## TASK PROMPT
Copy everything in the data below exactly except the pictures.

# RAW RECORDS start

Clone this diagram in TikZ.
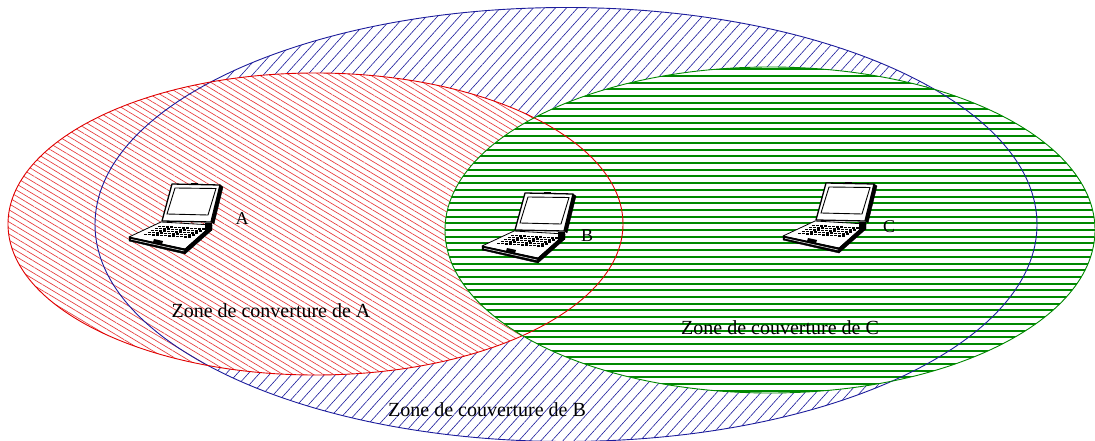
\documentclass[tikz,border=0pt]{standalone}
\usepackage{fontspec}
\setmainfont{Liberation Serif}
\usetikzlibrary{patterns.meta}
\usepackage{xcolor}
\definecolor{cZoneA}{HTML}{E00000}
\definecolor{cZoneB}{HTML}{1C1C9C}
\definecolor{cZoneC}{HTML}{008800}
\tikzset{
  zonebg/.style={fill=white},
  hatchA/.style={pattern={Lines[angle=-31, distance=5.2pt, line width=0.65pt]}, pattern color=cZoneA!78},
  hatchB/.style={pattern={Lines[angle=48, distance=8.2pt, line width=0.6pt]}, pattern color=cZoneB},
  stripeC/.style={draw=cZoneC, line width=2pt},
  rim/.style={draw=#1, line width=0.9pt},
  zonetext/.style={font=\fontsize{20}{24}\selectfont, inner sep=0pt},
  pctext/.style={font=\fontsize{18}{22}\selectfont, inner sep=0pt},
  pics/laptop/.style={code={
    % base of the laptop
    \filldraw[fill=white, line width=0.8pt, line join=round]
      (-11,38) -- (40,41) -- (13,65) -- (-43,53) -- cycle;
    \filldraw[line join=round] (-43,53) -- (13,65) -- (13,70) -- (-43,57) -- cycle;
    \filldraw[line join=round] (13,65) -- (40,41) -- (40,46) -- (13,70) -- cycle;
    \draw[white, line width=0.5pt] (-41,55.3) -- (12,67);
    \fill (33,39) rectangle (40,47);
    % keyboard
    \foreach \i in {0,...,11}
      \foreach \j in {0,...,4}
        \fill ({-14+4*\i-3.4*\j}, {41.5+0.25*\i+2*\j}) rectangle +(3,1.7);
    % touchpad
    \fill (-18,55) -- (-9,57) -- (-10,60) -- (-19,58) -- cycle;
    % lid
    \filldraw[line join=round] (48,1) -- (51,3) -- (42,40) -- (39,38) -- cycle;
    \filldraw[fill=white, line width=1.3pt, line join=round]
      (0,0) -- (48,1) -- (39,38) -- (-10,37) -- cycle;
    \draw[line width=0.9pt] (3,4) -- (44,4.5) -- (36,31) -- (-5,30) -- cycle;
    \fill (19,-0.8) rectangle (26,1.2);
  }},
}

\begin{document}
\begin{tikzpicture}[x=1pt, y=-1pt]
  \useasboundingbox (0,0) rectangle (1095,441);

  \coordinate (zB) at (566,224.5);
  \coordinate (zA) at (315.5,224);
  \coordinate (zC) at (770,230);

  % zones, largest first
  \fill[zonebg] (zB) ellipse [x radius=471, y radius=217];
  \fill[hatchB] (zB) ellipse [x radius=471, y radius=217];
  \fill[zonebg] (zA) ellipse [x radius=307.5, y radius=151];
  \fill[hatchA] (zA) ellipse [x radius=307.5, y radius=151];
  \fill[zonebg] (zC) ellipse [x radius=325, y radius=163];
  \begin{scope}
    \clip (zC) ellipse [x radius=325, y radius=163];
    \foreach \k in {-25,...,25}
      \draw[stripeC] ([yshift=6.7*\k pt]zC) ++(-330,0) -- ++(660,0);
  \end{scope}

  % outlines on top
  \draw[rim=cZoneB] (zB) ellipse [x radius=471, y radius=217];
  \draw[rim=cZoneA] (zA) ellipse [x radius=307.5, y radius=151];
  \draw[rim=cZoneC] (zC) ellipse [x radius=325, y radius=163];

  % stations
  \pic (pcA) at (172,184) {laptop};
  \pic (pcB) at (525,193) {laptop};
  \pic (pcC) at (826,183) {laptop};

  \node[pctext] (labA) at (242,219) {A};
  \node[pctext] (labB) at (587,236) {B};
  \node[pctext] (labC) at (889,227) {C};

  \node[zonetext] (txtA) at (271,311) {Zone de converture de A};
  \node[zonetext] (txtC) at (780,328) {Zone de couverture de C};
  \node[zonetext] (txtB) at (487,410) {Zone de couverture de B};
\end{tikzpicture}
\end{document}
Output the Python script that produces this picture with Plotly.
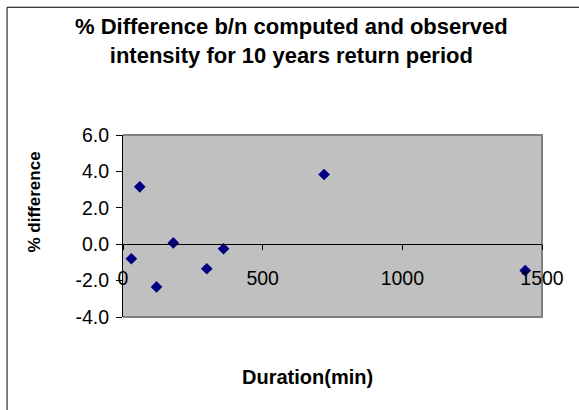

# RAW RECORDS end

## ANSWER TO THE PROBLEM
Clone this diagram in TikZ.
\documentclass[tikz,border=0pt]{standalone}
\usepackage{fontspec}
\setmainfont{Liberation Serif}
\usetikzlibrary{patterns.meta}
\usepackage{xcolor}
\definecolor{cZoneA}{HTML}{E00000}
\definecolor{cZoneB}{HTML}{1C1C9C}
\definecolor{cZoneC}{HTML}{008800}
\tikzset{
  zonebg/.style={fill=white},
  hatchA/.style={pattern={Lines[angle=-31, distance=5.2pt, line width=0.65pt]}, pattern color=cZoneA!78},
  hatchB/.style={pattern={Lines[angle=48, distance=8.2pt, line width=0.6pt]}, pattern color=cZoneB},
  stripeC/.style={draw=cZoneC, line width=2pt},
  rim/.style={draw=#1, line width=0.9pt},
  zonetext/.style={font=\fontsize{20}{24}\selectfont, inner sep=0pt},
  pctext/.style={font=\fontsize{18}{22}\selectfont, inner sep=0pt},
  pics/laptop/.style={code={
    % base of the laptop
    \filldraw[fill=white, line width=0.8pt, line join=round]
      (-11,38) -- (40,41) -- (13,65) -- (-43,53) -- cycle;
    \filldraw[line join=round] (-43,53) -- (13,65) -- (13,70) -- (-43,57) -- cycle;
    \filldraw[line join=round] (13,65) -- (40,41) -- (40,46) -- (13,70) -- cycle;
    \draw[white, line width=0.5pt] (-41,55.3) -- (12,67);
    \fill (33,39) rectangle (40,47);
    % keyboard
    \foreach \i in {0,...,11}
      \foreach \j in {0,...,4}
        \fill ({-14+4*\i-3.4*\j}, {41.5+0.25*\i+2*\j}) rectangle +(3,1.7);
    % touchpad
    \fill (-18,55) -- (-9,57) -- (-10,60) -- (-19,58) -- cycle;
    % lid
    \filldraw[line join=round] (48,1) -- (51,3) -- (42,40) -- (39,38) -- cycle;
    \filldraw[fill=white, line width=1.3pt, line join=round]
      (0,0) -- (48,1) -- (39,38) -- (-10,37) -- cycle;
    \draw[line width=0.9pt] (3,4) -- (44,4.5) -- (36,31) -- (-5,30) -- cycle;
    \fill (19,-0.8) rectangle (26,1.2);
  }},
}

\begin{document}
\begin{tikzpicture}[x=1pt, y=-1pt]
  \useasboundingbox (0,0) rectangle (1095,441);

  \coordinate (zB) at (566,224.5);
  \coordinate (zA) at (315.5,224);
  \coordinate (zC) at (770,230);

  % zones, largest first
  \fill[zonebg] (zB) ellipse [x radius=471, y radius=217];
  \fill[hatchB] (zB) ellipse [x radius=471, y radius=217];
  \fill[zonebg] (zA) ellipse [x radius=307.5, y radius=151];
  \fill[hatchA] (zA) ellipse [x radius=307.5, y radius=151];
  \fill[zonebg] (zC) ellipse [x radius=325, y radius=163];
  \begin{scope}
    \clip (zC) ellipse [x radius=325, y radius=163];
    \foreach \k in {-25,...,25}
      \draw[stripeC] ([yshift=6.7*\k pt]zC) ++(-330,0) -- ++(660,0);
  \end{scope}

  % outlines on top
  \draw[rim=cZoneB] (zB) ellipse [x radius=471, y radius=217];
  \draw[rim=cZoneA] (zA) ellipse [x radius=307.5, y radius=151];
  \draw[rim=cZoneC] (zC) ellipse [x radius=325, y radius=163];

  % stations
  \pic (pcA) at (172,184) {laptop};
  \pic (pcB) at (525,193) {laptop};
  \pic (pcC) at (826,183) {laptop};

  \node[pctext] (labA) at (242,219) {A};
  \node[pctext] (labB) at (587,236) {B};
  \node[pctext] (labC) at (889,227) {C};

  \node[zonetext] (txtA) at (271,311) {Zone de converture de A};
  \node[zonetext] (txtC) at (780,328) {Zone de couverture de C};
  \node[zonetext] (txtB) at (487,410) {Zone de couverture de B};
\end{tikzpicture}
\end{document}
Output the Python script that produces this picture with Plotly.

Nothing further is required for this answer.